__Stated exercise__
The line holding "y_ticks = [0, 50, 100, 150, 200, 250]" is the last one to output; start at the first line of the data, keep every line in between exactly, and leave out pictures.

□ □ □ □ □ □ □

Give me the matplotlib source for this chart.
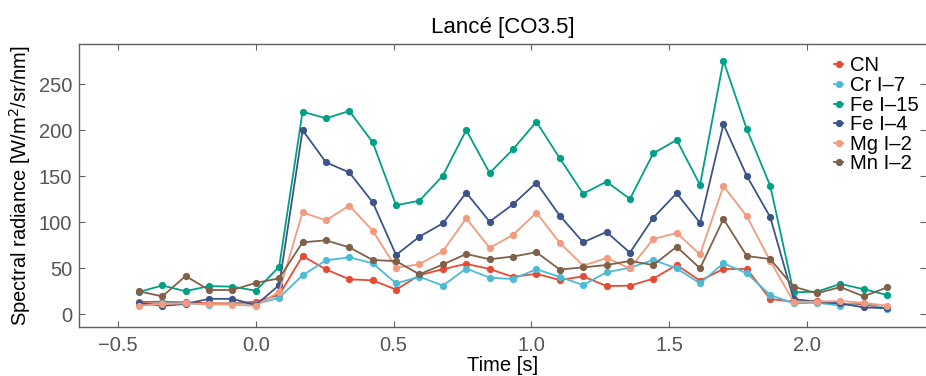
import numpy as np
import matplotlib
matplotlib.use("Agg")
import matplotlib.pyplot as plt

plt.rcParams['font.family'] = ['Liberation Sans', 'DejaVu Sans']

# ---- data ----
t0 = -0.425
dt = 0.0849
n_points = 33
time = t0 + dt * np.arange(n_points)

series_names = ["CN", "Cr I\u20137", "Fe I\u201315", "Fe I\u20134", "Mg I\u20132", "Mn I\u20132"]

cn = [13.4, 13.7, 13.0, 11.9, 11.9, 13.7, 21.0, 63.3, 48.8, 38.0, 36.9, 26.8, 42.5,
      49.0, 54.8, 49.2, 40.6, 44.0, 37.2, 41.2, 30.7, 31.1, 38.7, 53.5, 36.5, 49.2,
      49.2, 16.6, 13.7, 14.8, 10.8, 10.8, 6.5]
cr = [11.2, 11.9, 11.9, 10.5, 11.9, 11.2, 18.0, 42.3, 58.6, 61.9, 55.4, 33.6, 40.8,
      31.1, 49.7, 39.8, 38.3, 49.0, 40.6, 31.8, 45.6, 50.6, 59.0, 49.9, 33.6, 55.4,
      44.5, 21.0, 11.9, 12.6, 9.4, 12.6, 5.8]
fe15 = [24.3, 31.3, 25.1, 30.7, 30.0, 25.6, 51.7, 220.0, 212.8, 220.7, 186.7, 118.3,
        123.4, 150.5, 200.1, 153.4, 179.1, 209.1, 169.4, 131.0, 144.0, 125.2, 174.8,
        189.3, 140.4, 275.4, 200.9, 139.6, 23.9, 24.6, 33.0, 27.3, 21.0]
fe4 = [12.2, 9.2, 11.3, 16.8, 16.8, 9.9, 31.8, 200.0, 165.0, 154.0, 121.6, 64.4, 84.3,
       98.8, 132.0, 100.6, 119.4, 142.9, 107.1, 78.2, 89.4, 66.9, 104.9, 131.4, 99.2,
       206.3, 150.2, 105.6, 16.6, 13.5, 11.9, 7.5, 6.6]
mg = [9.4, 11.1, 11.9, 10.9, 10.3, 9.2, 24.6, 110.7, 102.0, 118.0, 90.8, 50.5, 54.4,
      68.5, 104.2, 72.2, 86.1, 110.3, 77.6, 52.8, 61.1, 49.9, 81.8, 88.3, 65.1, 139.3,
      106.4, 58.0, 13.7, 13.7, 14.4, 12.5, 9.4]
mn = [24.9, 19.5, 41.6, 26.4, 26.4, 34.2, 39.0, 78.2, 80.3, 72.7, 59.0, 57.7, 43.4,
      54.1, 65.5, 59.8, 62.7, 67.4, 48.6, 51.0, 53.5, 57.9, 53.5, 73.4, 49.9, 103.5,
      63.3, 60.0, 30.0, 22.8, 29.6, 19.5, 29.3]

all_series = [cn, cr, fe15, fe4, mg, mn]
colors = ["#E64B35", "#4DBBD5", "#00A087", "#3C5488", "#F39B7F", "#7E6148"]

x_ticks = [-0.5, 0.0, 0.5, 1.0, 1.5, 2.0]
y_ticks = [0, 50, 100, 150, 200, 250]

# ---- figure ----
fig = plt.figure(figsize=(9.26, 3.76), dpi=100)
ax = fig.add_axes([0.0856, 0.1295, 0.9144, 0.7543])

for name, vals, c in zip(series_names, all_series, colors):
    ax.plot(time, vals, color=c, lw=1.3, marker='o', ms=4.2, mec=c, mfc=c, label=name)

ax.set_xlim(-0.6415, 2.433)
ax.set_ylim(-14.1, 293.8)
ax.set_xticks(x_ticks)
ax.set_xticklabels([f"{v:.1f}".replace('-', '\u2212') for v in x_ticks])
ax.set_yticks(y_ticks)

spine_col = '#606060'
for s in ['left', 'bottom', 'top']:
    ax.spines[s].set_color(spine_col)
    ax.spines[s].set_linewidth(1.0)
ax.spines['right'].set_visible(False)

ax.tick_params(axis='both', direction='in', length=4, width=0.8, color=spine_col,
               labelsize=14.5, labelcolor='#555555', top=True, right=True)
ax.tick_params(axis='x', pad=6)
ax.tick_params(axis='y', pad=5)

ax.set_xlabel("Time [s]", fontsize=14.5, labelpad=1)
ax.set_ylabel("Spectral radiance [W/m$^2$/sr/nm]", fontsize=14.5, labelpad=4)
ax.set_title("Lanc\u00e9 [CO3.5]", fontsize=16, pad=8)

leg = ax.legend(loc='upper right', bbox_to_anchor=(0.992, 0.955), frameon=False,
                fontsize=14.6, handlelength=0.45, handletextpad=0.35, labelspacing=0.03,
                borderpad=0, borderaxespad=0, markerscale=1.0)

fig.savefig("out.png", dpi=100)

□ □ □ □ □ □ □

__The solution__
Give me the matplotlib source for this chart.
import numpy as np
import matplotlib
matplotlib.use("Agg")
import matplotlib.pyplot as plt

plt.rcParams['font.family'] = ['Liberation Sans', 'DejaVu Sans']

# ---- data ----
t0 = -0.425
dt = 0.0849
n_points = 33
time = t0 + dt * np.arange(n_points)

series_names = ["CN", "Cr I\u20137", "Fe I\u201315", "Fe I\u20134", "Mg I\u20132", "Mn I\u20132"]

cn = [13.4, 13.7, 13.0, 11.9, 11.9, 13.7, 21.0, 63.3, 48.8, 38.0, 36.9, 26.8, 42.5,
      49.0, 54.8, 49.2, 40.6, 44.0, 37.2, 41.2, 30.7, 31.1, 38.7, 53.5, 36.5, 49.2,
      49.2, 16.6, 13.7, 14.8, 10.8, 10.8, 6.5]
cr = [11.2, 11.9, 11.9, 10.5, 11.9, 11.2, 18.0, 42.3, 58.6, 61.9, 55.4, 33.6, 40.8,
      31.1, 49.7, 39.8, 38.3, 49.0, 40.6, 31.8, 45.6, 50.6, 59.0, 49.9, 33.6, 55.4,
      44.5, 21.0, 11.9, 12.6, 9.4, 12.6, 5.8]
fe15 = [24.3, 31.3, 25.1, 30.7, 30.0, 25.6, 51.7, 220.0, 212.8, 220.7, 186.7, 118.3,
        123.4, 150.5, 200.1, 153.4, 179.1, 209.1, 169.4, 131.0, 144.0, 125.2, 174.8,
        189.3, 140.4, 275.4, 200.9, 139.6, 23.9, 24.6, 33.0, 27.3, 21.0]
fe4 = [12.2, 9.2, 11.3, 16.8, 16.8, 9.9, 31.8, 200.0, 165.0, 154.0, 121.6, 64.4, 84.3,
       98.8, 132.0, 100.6, 119.4, 142.9, 107.1, 78.2, 89.4, 66.9, 104.9, 131.4, 99.2,
       206.3, 150.2, 105.6, 16.6, 13.5, 11.9, 7.5, 6.6]
mg = [9.4, 11.1, 11.9, 10.9, 10.3, 9.2, 24.6, 110.7, 102.0, 118.0, 90.8, 50.5, 54.4,
      68.5, 104.2, 72.2, 86.1, 110.3, 77.6, 52.8, 61.1, 49.9, 81.8, 88.3, 65.1, 139.3,
      106.4, 58.0, 13.7, 13.7, 14.4, 12.5, 9.4]
mn = [24.9, 19.5, 41.6, 26.4, 26.4, 34.2, 39.0, 78.2, 80.3, 72.7, 59.0, 57.7, 43.4,
      54.1, 65.5, 59.8, 62.7, 67.4, 48.6, 51.0, 53.5, 57.9, 53.5, 73.4, 49.9, 103.5,
      63.3, 60.0, 30.0, 22.8, 29.6, 19.5, 29.3]

all_series = [cn, cr, fe15, fe4, mg, mn]
colors = ["#E64B35", "#4DBBD5", "#00A087", "#3C5488", "#F39B7F", "#7E6148"]

x_ticks = [-0.5, 0.0, 0.5, 1.0, 1.5, 2.0]
y_ticks = [0, 50, 100, 150, 200, 250]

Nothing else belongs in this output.